You now have a functional blueprint for an AI-powered dependency mapper. The system's core pipeline involves: data ingestion from block explorers and node RPCs, code parsing using tools like solc or foundry, graph construction with libraries such as NetworkX or a graph database, and AI/ML analysis for clustering and anomaly detection. Each component can be iteratively improved—for instance, replacing a simple parser with a symbolic execution engine for deeper control flow analysis.

To move from prototype to production, focus on scaling and optimization. Batch process contract bytecode using a queue system (e.g., RabbitMQ or AWS SQS). Implement caching layers for frequently accessed contracts and their parsed ASTs to reduce computational overhead. For the knowledge graph, consider migrating from an in-memory graph to a dedicated database like Neo4j or TigerGraph to handle complex, chain-scale queries efficiently. Monitor system performance with metrics for parse success rate and graph traversal latency.

The real value emerges in application. Use your dependency map to power security tools that visualize attack surfaces, audit tools that trace fund flows, or developer tools that map protocol integrations. For example, you could build a plugin for Slither or Foundry that flags high-risk external calls based on the dependency graph's centrality metrics. Continuously validate your model's predictions against real-world events like hack post-mortems to improve its accuracy.

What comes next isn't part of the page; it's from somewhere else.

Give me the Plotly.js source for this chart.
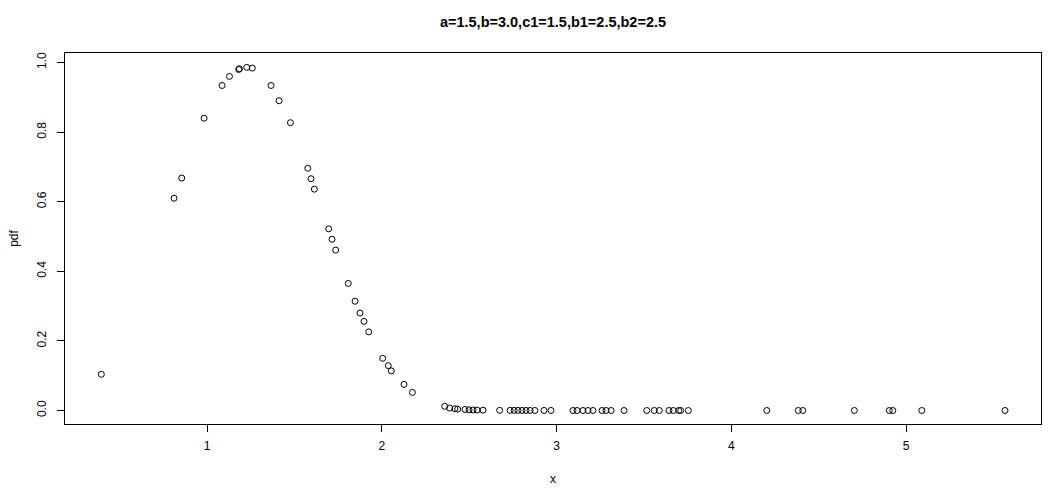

Finally, stay current with EVM developments and research. Follow EIPs that change opcode behavior or introduce new precompiles, as these affect static analysis. Incorporate findings from academic papers on code similarity detection or graph neural networks for smart contracts. The system is not static; it must evolve alongside the blockchain ecosystems it analyzes to remain a reliable tool for developers and auditors.